GIVEN EXERCISE
Every record below should be written out exactly; pictures stay out.

ENTRIES SHOWN
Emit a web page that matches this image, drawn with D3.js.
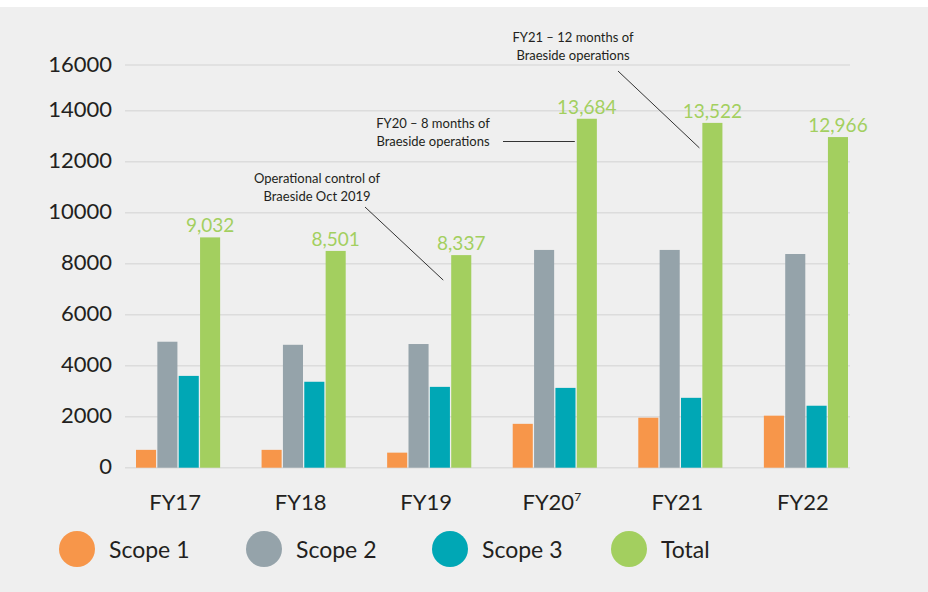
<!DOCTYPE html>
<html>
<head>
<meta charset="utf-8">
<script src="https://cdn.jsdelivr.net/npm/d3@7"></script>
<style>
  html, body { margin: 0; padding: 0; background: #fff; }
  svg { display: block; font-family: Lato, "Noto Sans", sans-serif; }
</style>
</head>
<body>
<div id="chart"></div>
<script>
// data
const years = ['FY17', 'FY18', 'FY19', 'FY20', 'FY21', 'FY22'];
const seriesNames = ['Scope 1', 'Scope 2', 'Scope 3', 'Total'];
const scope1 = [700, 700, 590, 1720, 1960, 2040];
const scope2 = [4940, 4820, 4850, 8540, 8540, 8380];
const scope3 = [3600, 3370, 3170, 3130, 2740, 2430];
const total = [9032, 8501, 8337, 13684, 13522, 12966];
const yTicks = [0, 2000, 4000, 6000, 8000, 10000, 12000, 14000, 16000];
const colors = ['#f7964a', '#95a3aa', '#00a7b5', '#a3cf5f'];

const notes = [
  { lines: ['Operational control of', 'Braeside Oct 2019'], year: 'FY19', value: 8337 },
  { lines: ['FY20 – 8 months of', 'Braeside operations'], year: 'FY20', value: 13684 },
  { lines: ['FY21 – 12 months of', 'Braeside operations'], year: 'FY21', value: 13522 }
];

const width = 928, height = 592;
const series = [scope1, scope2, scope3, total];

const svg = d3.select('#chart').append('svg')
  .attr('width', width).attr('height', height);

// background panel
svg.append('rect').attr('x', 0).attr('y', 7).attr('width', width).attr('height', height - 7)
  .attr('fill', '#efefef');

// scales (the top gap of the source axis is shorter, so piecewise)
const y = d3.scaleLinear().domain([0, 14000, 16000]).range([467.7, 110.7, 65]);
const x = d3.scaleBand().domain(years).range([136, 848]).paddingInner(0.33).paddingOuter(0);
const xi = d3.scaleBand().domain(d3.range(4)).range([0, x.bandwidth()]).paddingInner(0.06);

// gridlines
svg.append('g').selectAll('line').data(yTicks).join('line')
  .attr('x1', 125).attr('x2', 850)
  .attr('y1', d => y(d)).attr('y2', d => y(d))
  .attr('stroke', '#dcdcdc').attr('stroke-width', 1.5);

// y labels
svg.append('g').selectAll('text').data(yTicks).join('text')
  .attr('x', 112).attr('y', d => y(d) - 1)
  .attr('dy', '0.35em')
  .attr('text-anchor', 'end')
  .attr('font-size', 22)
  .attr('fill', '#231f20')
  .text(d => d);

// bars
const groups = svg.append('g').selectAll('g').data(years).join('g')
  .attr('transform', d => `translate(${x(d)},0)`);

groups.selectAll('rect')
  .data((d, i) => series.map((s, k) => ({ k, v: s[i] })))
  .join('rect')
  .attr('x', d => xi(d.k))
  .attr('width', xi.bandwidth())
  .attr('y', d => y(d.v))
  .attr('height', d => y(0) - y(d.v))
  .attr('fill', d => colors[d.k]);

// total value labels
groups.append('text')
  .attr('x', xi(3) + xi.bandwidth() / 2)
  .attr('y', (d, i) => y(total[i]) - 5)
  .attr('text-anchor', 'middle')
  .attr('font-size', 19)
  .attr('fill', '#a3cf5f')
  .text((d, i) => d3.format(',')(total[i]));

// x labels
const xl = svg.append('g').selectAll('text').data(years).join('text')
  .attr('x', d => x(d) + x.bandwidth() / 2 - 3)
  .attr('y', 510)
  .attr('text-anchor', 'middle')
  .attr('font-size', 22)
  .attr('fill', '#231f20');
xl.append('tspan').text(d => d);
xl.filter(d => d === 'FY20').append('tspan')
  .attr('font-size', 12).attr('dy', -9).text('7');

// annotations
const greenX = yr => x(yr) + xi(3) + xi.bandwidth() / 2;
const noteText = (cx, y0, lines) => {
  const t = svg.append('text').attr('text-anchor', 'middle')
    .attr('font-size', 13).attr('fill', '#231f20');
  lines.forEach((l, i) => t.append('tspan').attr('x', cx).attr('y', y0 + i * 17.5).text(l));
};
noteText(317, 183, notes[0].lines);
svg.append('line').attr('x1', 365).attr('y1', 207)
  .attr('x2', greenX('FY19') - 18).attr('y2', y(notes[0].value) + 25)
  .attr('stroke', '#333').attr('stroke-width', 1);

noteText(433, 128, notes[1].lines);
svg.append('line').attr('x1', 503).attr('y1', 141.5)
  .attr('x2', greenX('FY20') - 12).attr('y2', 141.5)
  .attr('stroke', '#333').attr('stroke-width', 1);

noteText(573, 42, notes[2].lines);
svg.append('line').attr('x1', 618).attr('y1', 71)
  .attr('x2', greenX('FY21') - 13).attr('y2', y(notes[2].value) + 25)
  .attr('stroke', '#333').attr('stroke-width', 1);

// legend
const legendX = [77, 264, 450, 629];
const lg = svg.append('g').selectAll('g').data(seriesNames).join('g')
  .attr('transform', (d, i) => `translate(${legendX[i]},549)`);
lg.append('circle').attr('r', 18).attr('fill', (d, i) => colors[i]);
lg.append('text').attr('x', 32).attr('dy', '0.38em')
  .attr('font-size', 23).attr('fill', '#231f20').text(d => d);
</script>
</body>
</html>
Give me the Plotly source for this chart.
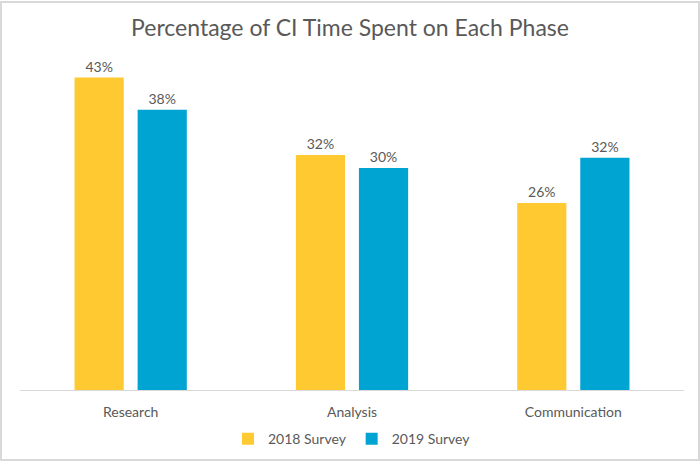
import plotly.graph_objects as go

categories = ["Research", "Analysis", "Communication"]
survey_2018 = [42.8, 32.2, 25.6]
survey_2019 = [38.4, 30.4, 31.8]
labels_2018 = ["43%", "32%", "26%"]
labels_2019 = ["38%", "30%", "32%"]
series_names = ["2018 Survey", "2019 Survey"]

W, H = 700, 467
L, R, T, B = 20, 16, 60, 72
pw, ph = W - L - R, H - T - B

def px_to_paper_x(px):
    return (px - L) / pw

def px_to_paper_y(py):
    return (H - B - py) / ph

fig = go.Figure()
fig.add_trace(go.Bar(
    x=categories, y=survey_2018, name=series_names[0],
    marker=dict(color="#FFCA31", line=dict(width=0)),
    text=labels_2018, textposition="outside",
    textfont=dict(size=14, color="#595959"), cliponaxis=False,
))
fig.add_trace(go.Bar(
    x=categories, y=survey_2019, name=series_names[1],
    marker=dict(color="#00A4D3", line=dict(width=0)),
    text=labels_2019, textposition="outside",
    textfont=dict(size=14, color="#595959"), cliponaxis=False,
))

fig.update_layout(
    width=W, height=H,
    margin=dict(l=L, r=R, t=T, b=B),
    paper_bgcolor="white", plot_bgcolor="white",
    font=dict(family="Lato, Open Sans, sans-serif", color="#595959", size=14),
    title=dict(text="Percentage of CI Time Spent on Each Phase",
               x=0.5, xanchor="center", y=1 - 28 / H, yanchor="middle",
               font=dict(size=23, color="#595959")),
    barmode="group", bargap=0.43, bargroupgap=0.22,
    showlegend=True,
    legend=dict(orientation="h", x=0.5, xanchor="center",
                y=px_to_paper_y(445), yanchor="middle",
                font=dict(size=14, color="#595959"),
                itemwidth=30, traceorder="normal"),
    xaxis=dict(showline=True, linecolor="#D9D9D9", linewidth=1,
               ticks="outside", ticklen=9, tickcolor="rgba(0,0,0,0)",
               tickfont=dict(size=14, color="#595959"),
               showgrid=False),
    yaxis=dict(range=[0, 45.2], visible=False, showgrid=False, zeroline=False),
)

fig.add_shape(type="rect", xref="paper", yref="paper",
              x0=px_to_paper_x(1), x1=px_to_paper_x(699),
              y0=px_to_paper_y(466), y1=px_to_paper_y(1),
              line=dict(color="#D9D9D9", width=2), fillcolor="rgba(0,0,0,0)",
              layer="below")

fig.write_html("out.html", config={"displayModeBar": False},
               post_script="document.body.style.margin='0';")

REPLY
Emit a web page that matches this image, drawn with D3.js.
<!DOCTYPE html>
<html>
<head>
<meta charset="utf-8">
<script src="https://cdn.jsdelivr.net/npm/d3@7"></script>
<style>
  html, body { margin: 0; padding: 0; background: #fff; }
  svg { display: block; font-family: Lato, "Noto Sans", sans-serif; }
</style>
</head>
<body>
<div id="chart"></div>
<script>
// data
const years = ['FY17', 'FY18', 'FY19', 'FY20', 'FY21', 'FY22'];
const seriesNames = ['Scope 1', 'Scope 2', 'Scope 3', 'Total'];
const scope1 = [700, 700, 590, 1720, 1960, 2040];
const scope2 = [4940, 4820, 4850, 8540, 8540, 8380];
const scope3 = [3600, 3370, 3170, 3130, 2740, 2430];
const total = [9032, 8501, 8337, 13684, 13522, 12966];
const yTicks = [0, 2000, 4000, 6000, 8000, 10000, 12000, 14000, 16000];
const colors = ['#f7964a', '#95a3aa', '#00a7b5', '#a3cf5f'];

const notes = [
  { lines: ['Operational control of', 'Braeside Oct 2019'], year: 'FY19', value: 8337 },
  { lines: ['FY20 – 8 months of', 'Braeside operations'], year: 'FY20', value: 13684 },
  { lines: ['FY21 – 12 months of', 'Braeside operations'], year: 'FY21', value: 13522 }
];

const width = 928, height = 592;
const series = [scope1, scope2, scope3, total];

const svg = d3.select('#chart').append('svg')
  .attr('width', width).attr('height', height);

// background panel
svg.append('rect').attr('x', 0).attr('y', 7).attr('width', width).attr('height', height - 7)
  .attr('fill', '#efefef');

// scales (the top gap of the source axis is shorter, so piecewise)
const y = d3.scaleLinear().domain([0, 14000, 16000]).range([467.7, 110.7, 65]);
const x = d3.scaleBand().domain(years).range([136, 848]).paddingInner(0.33).paddingOuter(0);
const xi = d3.scaleBand().domain(d3.range(4)).range([0, x.bandwidth()]).paddingInner(0.06);

// gridlines
svg.append('g').selectAll('line').data(yTicks).join('line')
  .attr('x1', 125).attr('x2', 850)
  .attr('y1', d => y(d)).attr('y2', d => y(d))
  .attr('stroke', '#dcdcdc').attr('stroke-width', 1.5);

// y labels
svg.append('g').selectAll('text').data(yTicks).join('text')
  .attr('x', 112).attr('y', d => y(d) - 1)
  .attr('dy', '0.35em')
  .attr('text-anchor', 'end')
  .attr('font-size', 22)
  .attr('fill', '#231f20')
  .text(d => d);

// bars
const groups = svg.append('g').selectAll('g').data(years).join('g')
  .attr('transform', d => `translate(${x(d)},0)`);

groups.selectAll('rect')
  .data((d, i) => series.map((s, k) => ({ k, v: s[i] })))
  .join('rect')
  .attr('x', d => xi(d.k))
  .attr('width', xi.bandwidth())
  .attr('y', d => y(d.v))
  .attr('height', d => y(0) - y(d.v))
  .attr('fill', d => colors[d.k]);

// total value labels
groups.append('text')
  .attr('x', xi(3) + xi.bandwidth() / 2)
  .attr('y', (d, i) => y(total[i]) - 5)
  .attr('text-anchor', 'middle')
  .attr('font-size', 19)
  .attr('fill', '#a3cf5f')
  .text((d, i) => d3.format(',')(total[i]));

// x labels
const xl = svg.append('g').selectAll('text').data(years).join('text')
  .attr('x', d => x(d) + x.bandwidth() / 2 - 3)
  .attr('y', 510)
  .attr('text-anchor', 'middle')
  .attr('font-size', 22)
  .attr('fill', '#231f20');
xl.append('tspan').text(d => d);
xl.filter(d => d === 'FY20').append('tspan')
  .attr('font-size', 12).attr('dy', -9).text('7');

// annotations
const greenX = yr => x(yr) + xi(3) + xi.bandwidth() / 2;
const noteText = (cx, y0, lines) => {
  const t = svg.append('text').attr('text-anchor', 'middle')
    .attr('font-size', 13).attr('fill', '#231f20');
  lines.forEach((l, i) => t.append('tspan').attr('x', cx).attr('y', y0 + i * 17.5).text(l));
};
noteText(317, 183, notes[0].lines);
svg.append('line').attr('x1', 365).attr('y1', 207)
  .attr('x2', greenX('FY19') - 18).attr('y2', y(notes[0].value) + 25)
  .attr('stroke', '#333').attr('stroke-width', 1);

noteText(433, 128, notes[1].lines);
svg.append('line').attr('x1', 503).attr('y1', 141.5)
  .attr('x2', greenX('FY20') - 12).attr('y2', 141.5)
  .attr('stroke', '#333').attr('stroke-width', 1);

noteText(573, 42, notes[2].lines);
svg.append('line').attr('x1', 618).attr('y1', 71)
  .attr('x2', greenX('FY21') - 13).attr('y2', y(notes[2].value) + 25)
  .attr('stroke', '#333').attr('stroke-width', 1);

// legend
const legendX = [77, 264, 450, 629];
const lg = svg.append('g').selectAll('g').data(seriesNames).join('g')
  .attr('transform', (d, i) => `translate(${legendX[i]},549)`);
lg.append('circle').attr('r', 18).attr('fill', (d, i) => colors[i]);
lg.append('text').attr('x', 32).attr('dy', '0.38em')
  .attr('font-size', 23).attr('fill', '#231f20').text(d => d);
</script>
</body>
</html>
Give me the Plotly source for this chart.
import plotly.graph_objects as go

categories = ["Research", "Analysis", "Communication"]
survey_2018 = [42.8, 32.2, 25.6]
survey_2019 = [38.4, 30.4, 31.8]
labels_2018 = ["43%", "32%", "26%"]
labels_2019 = ["38%", "30%", "32%"]
series_names = ["2018 Survey", "2019 Survey"]

W, H = 700, 467
L, R, T, B = 20, 16, 60, 72
pw, ph = W - L - R, H - T - B

def px_to_paper_x(px):
    return (px - L) / pw

def px_to_paper_y(py):
    return (H - B - py) / ph

fig = go.Figure()
fig.add_trace(go.Bar(
    x=categories, y=survey_2018, name=series_names[0],
    marker=dict(color="#FFCA31", line=dict(width=0)),
    text=labels_2018, textposition="outside",
    textfont=dict(size=14, color="#595959"), cliponaxis=False,
))
fig.add_trace(go.Bar(
    x=categories, y=survey_2019, name=series_names[1],
    marker=dict(color="#00A4D3", line=dict(width=0)),
    text=labels_2019, textposition="outside",
    textfont=dict(size=14, color="#595959"), cliponaxis=False,
))

fig.update_layout(
    width=W, height=H,
    margin=dict(l=L, r=R, t=T, b=B),
    paper_bgcolor="white", plot_bgcolor="white",
    font=dict(family="Lato, Open Sans, sans-serif", color="#595959", size=14),
    title=dict(text="Percentage of CI Time Spent on Each Phase",
               x=0.5, xanchor="center", y=1 - 28 / H, yanchor="middle",
               font=dict(size=23, color="#595959")),
    barmode="group", bargap=0.43, bargroupgap=0.22,
    showlegend=True,
    legend=dict(orientation="h", x=0.5, xanchor="center",
                y=px_to_paper_y(445), yanchor="middle",
                font=dict(size=14, color="#595959"),
                itemwidth=30, traceorder="normal"),
    xaxis=dict(showline=True, linecolor="#D9D9D9", linewidth=1,
               ticks="outside", ticklen=9, tickcolor="rgba(0,0,0,0)",
               tickfont=dict(size=14, color="#595959"),
               showgrid=False),
    yaxis=dict(range=[0, 45.2], visible=False, showgrid=False, zeroline=False),
)

fig.add_shape(type="rect", xref="paper", yref="paper",
              x0=px_to_paper_x(1), x1=px_to_paper_x(699),
              y0=px_to_paper_y(466), y1=px_to_paper_y(1),
              line=dict(color="#D9D9D9", width=2), fillcolor="rgba(0,0,0,0)",
              layer="below")

fig.write_html("out.html", config={"displayModeBar": False},
               post_script="document.body.style.margin='0';")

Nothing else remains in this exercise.